In the Flight delay prediction sample, Join Data is used to bring together useful features from external datasets.
In the Movie recommendation sample, the datasets are joined so that we can present the recommended movie titles rather than a movie ID.
In the Prediction of student performance sample, Join Data is used to bring in new features.
The combined dataset cannot have two columns with the same name. Therefore, if the left and right datasets have any duplicate column names, a numeric suffix is appended to the column names of the right dataset to make them unique. For example, if both datasets had a column named Month, the column from the left dataset would remain as is, and the column from the right dataset would be renamed Month (1).
The algorithm that is used for comparison of key values is hash-forced.
Each column of the joined dataset preserves a categorical type, if the corresponding column of the input dataset is categorical.
In left outer joins, if there are any missing values, a categorical level is created in the left dataset for missing values. This is true even if there are no missing values in the joined (right) dataset.

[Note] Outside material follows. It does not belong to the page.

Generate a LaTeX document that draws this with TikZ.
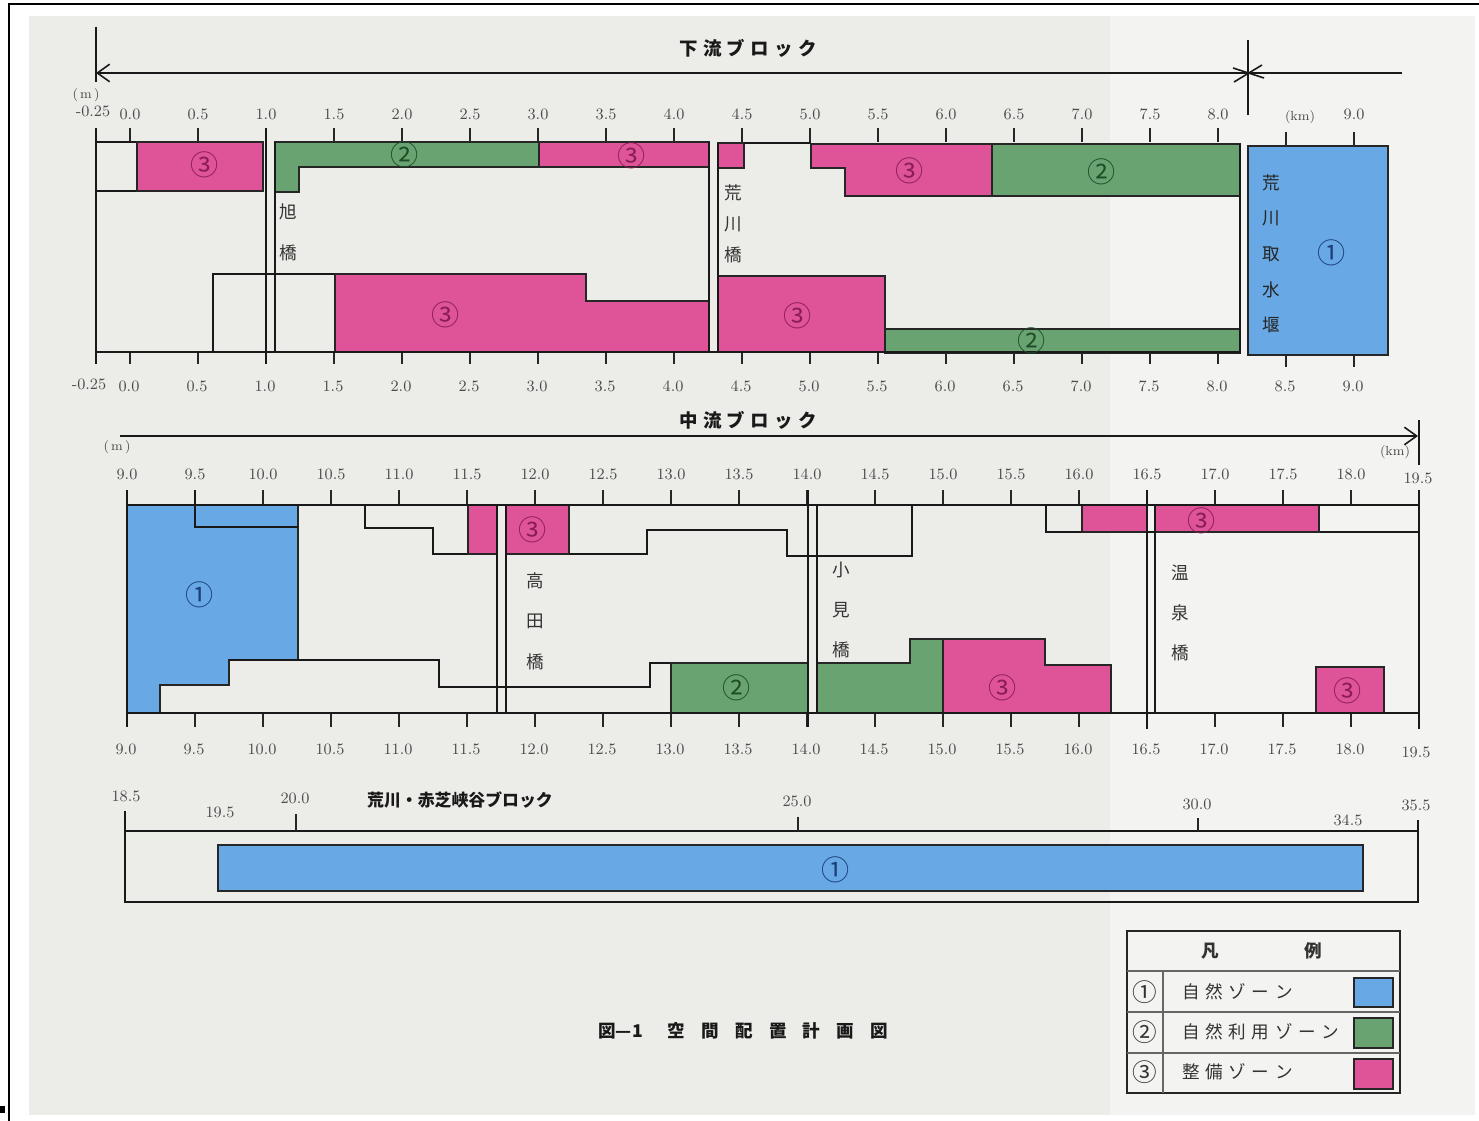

| Name | Type | Description |
|---|---|---|
| Dataset1 | Data Table | First dataset to join |
| Dataset2 | Data Table | Second dataset to join |
| Name | Range | Type | Default | Description |
|---|---|---|---|---|
| Join key columns for L | Any | ColumnSelection | Select the join key columns for the first dataset. | |
| Join key columns for R | Any | ColumnSelection | Select the join key columns for the second dataset. | |
| Match case | Any | Boolean | True | Indicate whether a case-sensitive comparison is allowed in key columns. |
| Join type | List | Type | Inner join | Choose a join type. |
| Keep right key columns in joined table | Any | Boolean | True | Indicate whether to keep key columns from the second dataset in the joined dataset. |
| Name | Type | Description |
|---|---|---|
| Results dataset | Data Table | Result of join operation |
For a list of all exceptions, see Module Error Codes.
| Exception | Description |
|---|---|
| Error 0001 | An exception occurs if one or more specified columns of the dataset couldn't be found. |
| Error 0003 | An exception occurs if one or more inputs are null or empty. |
| Error 0006 | An exception occurs if the parameter is greater than or equal to the specified value. |
| Error 0016 | An exception occurs if the input datasets that are passed to the module should have compatible column types, but they do not. |
| Error 0017 | An exception occurs if one or more specified columns have types that are unsupported by the current module. |
| Error 0020 | An exception occurs if the number of columns in some of the datasets that are passed to the module is too small. |
| Error 0028 | An exception occurs when the column set contains duplicate column names and it is not allowed. |
| Error 0011 | An exception occurs if the argument for the passed column set does not apply to any dataset columns. |
| Error 0027 | An exception occurs when two objects have to be of the same size, but they are not. |